### Supplied data

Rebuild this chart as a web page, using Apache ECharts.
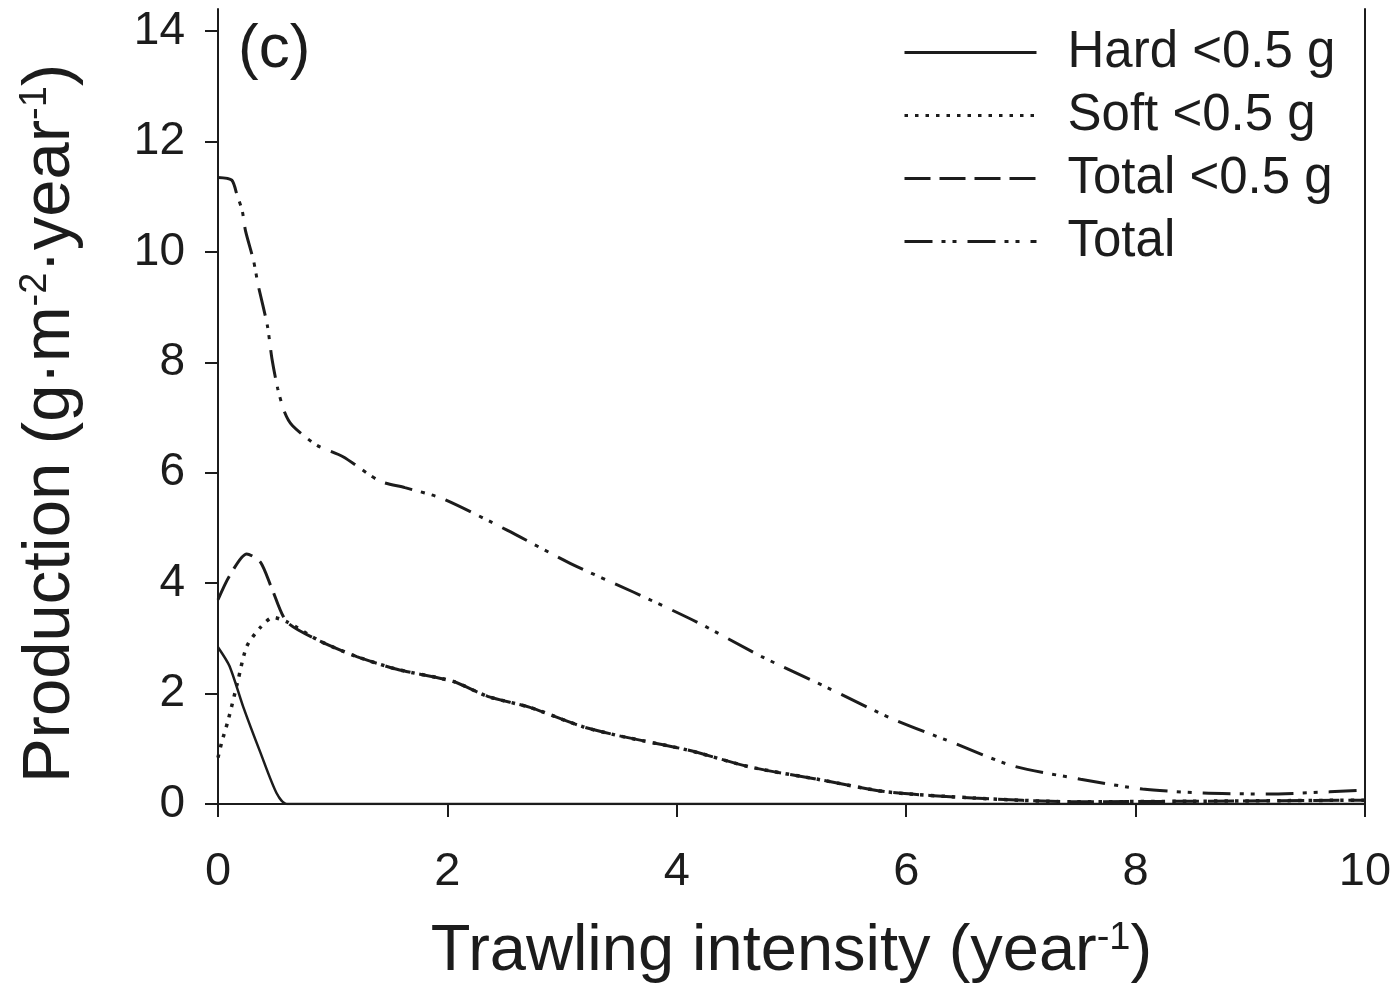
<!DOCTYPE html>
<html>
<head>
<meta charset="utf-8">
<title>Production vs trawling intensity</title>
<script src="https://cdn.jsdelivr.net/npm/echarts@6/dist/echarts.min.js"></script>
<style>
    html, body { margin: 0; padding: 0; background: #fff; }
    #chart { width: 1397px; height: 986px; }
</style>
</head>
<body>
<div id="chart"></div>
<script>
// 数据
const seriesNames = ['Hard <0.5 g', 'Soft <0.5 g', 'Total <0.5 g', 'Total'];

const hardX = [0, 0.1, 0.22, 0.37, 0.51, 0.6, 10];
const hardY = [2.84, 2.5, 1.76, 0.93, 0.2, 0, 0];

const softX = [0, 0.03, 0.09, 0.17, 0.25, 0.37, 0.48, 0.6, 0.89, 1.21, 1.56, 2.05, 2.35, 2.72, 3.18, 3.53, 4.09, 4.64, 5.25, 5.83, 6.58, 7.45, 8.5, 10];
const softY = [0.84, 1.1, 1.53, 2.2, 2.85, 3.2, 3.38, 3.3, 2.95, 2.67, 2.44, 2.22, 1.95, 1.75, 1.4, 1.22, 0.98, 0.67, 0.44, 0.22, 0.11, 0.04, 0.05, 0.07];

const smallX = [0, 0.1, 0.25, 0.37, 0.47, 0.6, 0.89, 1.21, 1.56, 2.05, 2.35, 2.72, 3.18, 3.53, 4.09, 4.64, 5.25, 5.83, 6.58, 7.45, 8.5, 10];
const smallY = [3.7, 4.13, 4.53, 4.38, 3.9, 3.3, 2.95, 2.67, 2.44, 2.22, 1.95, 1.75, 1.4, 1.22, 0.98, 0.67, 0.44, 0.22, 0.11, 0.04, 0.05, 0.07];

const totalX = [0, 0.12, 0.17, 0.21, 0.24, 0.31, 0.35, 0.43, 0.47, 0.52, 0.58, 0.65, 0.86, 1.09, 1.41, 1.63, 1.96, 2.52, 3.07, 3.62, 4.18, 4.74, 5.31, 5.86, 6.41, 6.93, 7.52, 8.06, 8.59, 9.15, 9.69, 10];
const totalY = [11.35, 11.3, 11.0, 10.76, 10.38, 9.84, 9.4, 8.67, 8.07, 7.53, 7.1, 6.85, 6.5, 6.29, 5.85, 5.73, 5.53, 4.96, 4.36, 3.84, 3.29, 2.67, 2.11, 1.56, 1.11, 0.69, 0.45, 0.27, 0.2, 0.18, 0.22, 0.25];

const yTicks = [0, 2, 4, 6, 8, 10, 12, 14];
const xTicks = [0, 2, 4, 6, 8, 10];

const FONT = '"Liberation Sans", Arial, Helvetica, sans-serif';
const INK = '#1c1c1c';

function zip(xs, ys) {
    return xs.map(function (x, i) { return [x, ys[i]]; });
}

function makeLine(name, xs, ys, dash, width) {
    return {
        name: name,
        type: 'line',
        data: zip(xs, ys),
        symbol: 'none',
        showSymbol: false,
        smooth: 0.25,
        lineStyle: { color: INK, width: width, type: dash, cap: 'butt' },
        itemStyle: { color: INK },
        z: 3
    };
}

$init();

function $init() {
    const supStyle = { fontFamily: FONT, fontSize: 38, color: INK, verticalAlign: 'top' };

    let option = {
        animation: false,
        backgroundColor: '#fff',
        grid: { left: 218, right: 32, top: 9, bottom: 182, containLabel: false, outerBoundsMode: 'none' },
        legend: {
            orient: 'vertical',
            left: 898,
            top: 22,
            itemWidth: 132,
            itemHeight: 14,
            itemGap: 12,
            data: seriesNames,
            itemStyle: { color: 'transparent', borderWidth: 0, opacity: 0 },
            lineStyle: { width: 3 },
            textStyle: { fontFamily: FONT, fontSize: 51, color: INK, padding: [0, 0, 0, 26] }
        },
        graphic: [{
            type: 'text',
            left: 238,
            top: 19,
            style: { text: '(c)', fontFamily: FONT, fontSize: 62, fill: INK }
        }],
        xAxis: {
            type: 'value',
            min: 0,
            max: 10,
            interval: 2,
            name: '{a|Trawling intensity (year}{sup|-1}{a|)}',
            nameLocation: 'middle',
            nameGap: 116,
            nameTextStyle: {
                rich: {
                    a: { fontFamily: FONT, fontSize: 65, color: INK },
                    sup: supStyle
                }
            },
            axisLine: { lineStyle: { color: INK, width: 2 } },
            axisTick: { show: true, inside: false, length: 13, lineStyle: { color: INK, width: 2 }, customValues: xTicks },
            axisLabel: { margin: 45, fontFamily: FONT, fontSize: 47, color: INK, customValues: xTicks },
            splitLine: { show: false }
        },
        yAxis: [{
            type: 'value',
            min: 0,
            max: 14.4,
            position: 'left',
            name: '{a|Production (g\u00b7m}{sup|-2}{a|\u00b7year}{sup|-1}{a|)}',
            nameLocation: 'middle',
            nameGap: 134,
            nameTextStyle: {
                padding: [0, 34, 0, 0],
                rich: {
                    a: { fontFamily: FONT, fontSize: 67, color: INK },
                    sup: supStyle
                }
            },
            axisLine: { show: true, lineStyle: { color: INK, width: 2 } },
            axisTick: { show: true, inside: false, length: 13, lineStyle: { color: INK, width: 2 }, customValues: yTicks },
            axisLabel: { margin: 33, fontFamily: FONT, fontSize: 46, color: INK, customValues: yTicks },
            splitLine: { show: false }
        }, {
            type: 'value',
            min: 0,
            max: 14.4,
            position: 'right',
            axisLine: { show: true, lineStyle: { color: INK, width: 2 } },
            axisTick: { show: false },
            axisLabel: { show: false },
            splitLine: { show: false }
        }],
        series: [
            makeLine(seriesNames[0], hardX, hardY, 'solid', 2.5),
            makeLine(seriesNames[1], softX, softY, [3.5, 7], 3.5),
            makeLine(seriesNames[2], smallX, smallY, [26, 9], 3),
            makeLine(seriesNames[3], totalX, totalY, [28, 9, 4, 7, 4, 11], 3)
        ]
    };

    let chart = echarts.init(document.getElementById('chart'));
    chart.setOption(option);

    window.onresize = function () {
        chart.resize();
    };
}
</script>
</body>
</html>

### What this task involves
Repeat only the lines between the start of the data and the line with "const hardY = [2.84, 2.5, 1.76, 0.93, 0.2, 0, 0];", including those two lines, and skip the pictures.

### Solution to the exercise
Rebuild this chart as a web page, using Apache ECharts.
<!DOCTYPE html>
<html>
<head>
<meta charset="utf-8">
<title>Production vs trawling intensity</title>
<script src="https://cdn.jsdelivr.net/npm/echarts@6/dist/echarts.min.js"></script>
<style>
    html, body { margin: 0; padding: 0; background: #fff; }
    #chart { width: 1397px; height: 986px; }
</style>
</head>
<body>
<div id="chart"></div>
<script>
// 数据
const seriesNames = ['Hard <0.5 g', 'Soft <0.5 g', 'Total <0.5 g', 'Total'];

const hardX = [0, 0.1, 0.22, 0.37, 0.51, 0.6, 10];
const hardY = [2.84, 2.5, 1.76, 0.93, 0.2, 0, 0];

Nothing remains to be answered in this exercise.